BOSTON (CBS) - The start of the new year next week will bring the start of another session on Beacon Hill. And among the more closely-watched bills will be important public safety legislation that's been pending for years but may not have much hope of passing.
Ask gun enthusiasts or business owners and they'll tell you we live in one of the most heavily-regulated states in the country. But when it comes to even modest efforts to curb dangerous drunk drivers, it's an entirely different story.
For instance, Utah takes drunken driving so seriously, they're about to become the nation's first state to ban driving with a blood alcohol content of more than .05%, well below the current Massachusetts maximum of .08. Studies show impairment kicks in even before .05 - most states, including ours, set the limit for commercial vehicle drivers at .04.

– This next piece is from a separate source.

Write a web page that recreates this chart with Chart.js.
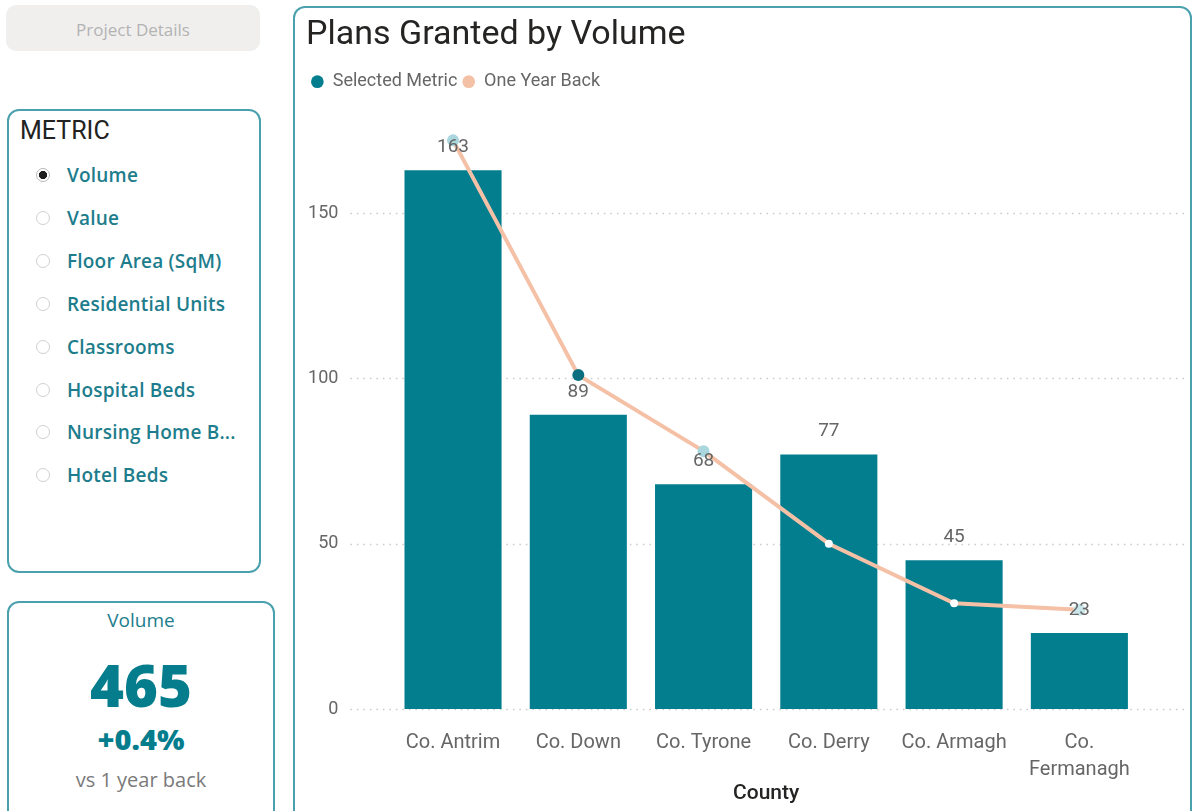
<!DOCTYPE html>
<html>
<head>
<meta charset="utf-8">
<script src="https://cdn.jsdelivr.net/npm/chart.js@4.4.0/dist/chart.umd.min.js"></script>
<style>
  body { margin: 0; width: 1192px; height: 811px; background: #fff; position: relative; overflow: hidden; font-family: 'Open Sans', sans-serif; }
  .btn { position: absolute; left: 6px; top: 5px; width: 254px; height: 46px; background: #f0efee; border-radius: 10px;
         color: #b3b3b3; font-size: 17px; text-align: center; line-height: 50px; }
  .panel { position: absolute; border: 2px solid #4aa1ad; border-radius: 12px; box-sizing: border-box; }
  #metric { left: 7px; top: 109px; width: 254px; height: 464px; }
  #metric h3 { margin: 0; position: absolute; left: 11px; top: 5px; font: 400 25px Roboto, sans-serif; color: #222; }
  .opt { position: absolute; left: 0; height: 24px; line-height: 24px; font-size: 19px; color: #1d7d8c; }
  .opt span.r { position: absolute; left: 27px; top: 5px; width: 14px; height: 14px; border: 1.5px solid #d0d0d0; border-radius: 50%; box-sizing: border-box; }
  .opt span.r.on { border-color: #b8b8b8; background: radial-gradient(circle, #1e1e1e 0 3.8px, #fff 4.4px); }
  .opt b { position: absolute; left: 58px; white-space: nowrap; font-weight: 600; letter-spacing: 0.2px; }
  #card { left: 7px; top: 601px; width: 268px; height: 240px; text-align: center; }
  #card .t { position: absolute; left: 0; right: 0; top: 4px; font-size: 19px; color: #1d7d8c; }
  #card .v { position: absolute; left: 0; right: 0; top: 47px; font-size: 58px; font-weight: 800; color: #067d8d; line-height: 70px; }
  #card .p { position: absolute; left: 0; right: 0; top: 116px; font-size: 29px; font-weight: 800; color: #067d8d; }
  #card .s { position: absolute; left: 0; right: 0; top: 163px; font-size: 20px; color: #7a7a7a; }
  #chartbox { left: 293px; top: 6px; width: 899px; height: 830px; }
  #wrap { position: absolute; left: 295px; top: 8px; width: 893px; height: 803px; }
</style>
</head>
<body>
<div class="btn">Project Details</div>

<div class="panel" id="metric">
  <h3>METRIC</h3>
</div>

<div class="panel" id="card">
  <div class="t">Volume</div>
  <div class="v">465</div>
  <div class="p">+0.4%</div>
  <div class="s">vs 1 year back</div>
</div>

<div class="panel" id="chartbox"></div>
<div id="wrap"><canvas id="chart"></canvas></div>

<script>
const metricOptions = ['Volume', 'Value', 'Floor Area (SqM)', 'Residential Units', 'Classrooms', 'Hospital Beds', 'Nursing Home B...', 'Hotel Beds'];

const counties = ['Co. Antrim', 'Co. Down', 'Co. Tyrone', 'Co. Derry', 'Co. Armagh', ['Co.', 'Fermanagh']];
const selectedMetric = [163, 89, 68, 77, 45, 23];
const oneYearBack = [172, 101, 78, 50, 32, 30];
const yTickValues = [0, 50, 100, 150];

const teal = '#037e8f';
const peach = '#f4c0a6';

// radio list on the left
let metricBox = document.getElementById('metric');
metricOptions.forEach((name, i) => {
  let row = document.createElement('div');
  row.className = 'opt';
  row.style.top = (52 + i * 42.9) + 'px';
  row.innerHTML = '<span class="r' + (i === 0 ? ' on' : '') + '"></span><b></b>';
  row.querySelector('b').innerText = name;
  metricBox.appendChild(row);
});

// dotted horizontal grid, a bit wider than the plot like power bi does
const dottedGrid = {
  id: 'dottedGrid',
  beforeDatasetsDraw(chart) {
    let ctx = chart.ctx;
    let area = chart.chartArea;
    let y = chart.scales.y;
    ctx.save();
    ctx.strokeStyle = '#c9c9c9';
    ctx.lineWidth = 1.5;
    ctx.setLineDash([1.5, 5]);
    y.ticks.forEach(t => {
      let py = Math.round(y.getPixelForValue(t.value)) + 0.5;
      ctx.beginPath();
      ctx.moveTo(area.left - 40, py);
      ctx.lineTo(area.right + 42, py);
      ctx.stroke();
    });
    ctx.restore();
  }
};

// value labels over the bars
const barLabels = {
  id: 'barLabels',
  afterDatasetsDraw(chart) {
    let ctx = chart.ctx;
    let meta = chart.getDatasetMeta(0);
    ctx.save();
    ctx.font = '19px Roboto';
    ctx.fillStyle = '#666';
    ctx.textAlign = 'center';
    ctx.textBaseline = 'middle';
    meta.data.forEach((bar, i) => {
      ctx.fillText(selectedMetric[i], bar.x, bar.y - 23);
    });
    ctx.restore();
  }
};

const legendColors = [teal, peach];

new Chart(document.getElementById('chart'), {
  data: {
    labels: counties,
    datasets: [
      {
        type: 'bar',
        label: 'Selected Metric',
        data: selectedMetric,
        backgroundColor: teal,
        categoryPercentage: 1,
        barPercentage: 0.775,
        order: 1
      },
      {
        type: 'line',
        label: 'One Year Back',
        data: oneYearBack,
        borderColor: peach,
        backgroundColor: peach,
        borderWidth: 4,
        tension: 0,
        pointRadius: [6, 6, 6, 4, 4, 6],
        pointBorderWidth: 0,
        pointBackgroundColor: ['#a9d7dd', '#0b6f80', '#a9d7dd', '#ffffff', '#ffffff', '#c9e6ea'],
        order: 0
      }
    ]
  },
  options: {
    responsive: true,
    maintainAspectRatio: false,
    animation: false,
    layout: { padding: { left: 11, right: 46, top: 0, bottom: 5 } },
    plugins: {
      tooltip: { enabled: false },
      title: {
        display: true,
        text: 'Plans Granted by Volume',
        align: 'start',
        color: '#252423',
        font: { family: 'Roboto', size: 34, weight: '400', lineHeight: 1.2 },
        padding: { top: 6.6, bottom: 12.3 }
      },
      legend: {
        display: true,
        align: 'start',
        labels: {
          usePointStyle: true,
          boxHeight: 9,
          pointStyleWidth: 12.7,
          padding: 5,
          color: '#666',
          font: { family: 'Roboto', size: 18 },
          sort: (a, b) => a.datasetIndex - b.datasetIndex,
          generateLabels: chart => Chart.defaults.plugins.legend.labels.generateLabels(chart).map(l => {
            let c = legendColors[l.datasetIndex];
            return { ...l, fillStyle: c, strokeStyle: c, lineWidth: 0, pointStyle: 'circle' };
          })
        }
      }
    },
    scales: {
      x: {
        offset: true,
        grid: { display: false, drawTicks: false },
        border: { display: false },
        ticks: {
          color: '#666',
          font: { family: 'Roboto', size: 20, lineHeight: 1.35 },
          padding: 20,
          maxRotation: 0,
          autoSkip: false
        },
        title: {
          display: true,
          text: 'County',
          color: '#252423',
          font: { family: 'Roboto', size: 21, weight: '500', lineHeight: 1.2 },
          padding: { top: 0, bottom: 0 }
        },
        afterFit: s => { s.height = 97; }
      },
      y: {
        min: 0,
        max: 184,
        grid: { display: false, drawTicks: false },
        border: { display: false },
        ticks: {
          stepSize: 50,
          color: '#666',
          font: { family: 'Roboto', size: 18 },
          padding: 52
        },
        afterBuildTicks: s => { s.ticks = yTickValues.map(v => ({ value: v })); },
        afterFit: s => { s.width = 84.4; }
      }
    }
  },
  plugins: [dottedGrid, barLabels]
});
</script>
</body>
</html>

"We really don't want people making the call for themselves," says Utah State Rep. Norm Thurston, who's been promoting the .05 standard. "We don't want them saying, 'well I've had some to drink and I know I'm a little bit impaired but I don't know if I'm too impaired to drive or not.' Reality is if you've been drinking, you are impaired at least a little bit and you shouldn't be driving."
But don't look for that - or any significant anti-DUI legislation - to get very far on Beacon Hill in 2019.
Just ask Sarah Carmichael, a driver seriously injured after a drunk driver ran a red light and totaled her car awhile back. She testified at the State House on behalf of a bill making us the 49th state to use ignition interlock devices to make sure past DUI offenders don't get back behind the wheel while impaired.
"It doesn't really make any sense to me that something like this wouldn't be in place to protect people," she told WBZ's Breana Pitts afterwards.
But the bill went nowhere in 2018, and four other bills aimed at protecting us from drunk drivers were all referred for "study" - Beacon Hill talk for getting shelved.
"If there are fewer people driving after they drink, there will be fewer crashes, fewer injuries and fewer deaths," says Utah's Rep. Thurston.
But between the longstanding clout of defense lawyer-legislators and their lobbyist cronies who prefer not to legitimize any form of Breathalyzer-style technology and general public apathy and resistance to stricter drunk-driving laws, expect inertia to continue to triumph over common sense and public safety.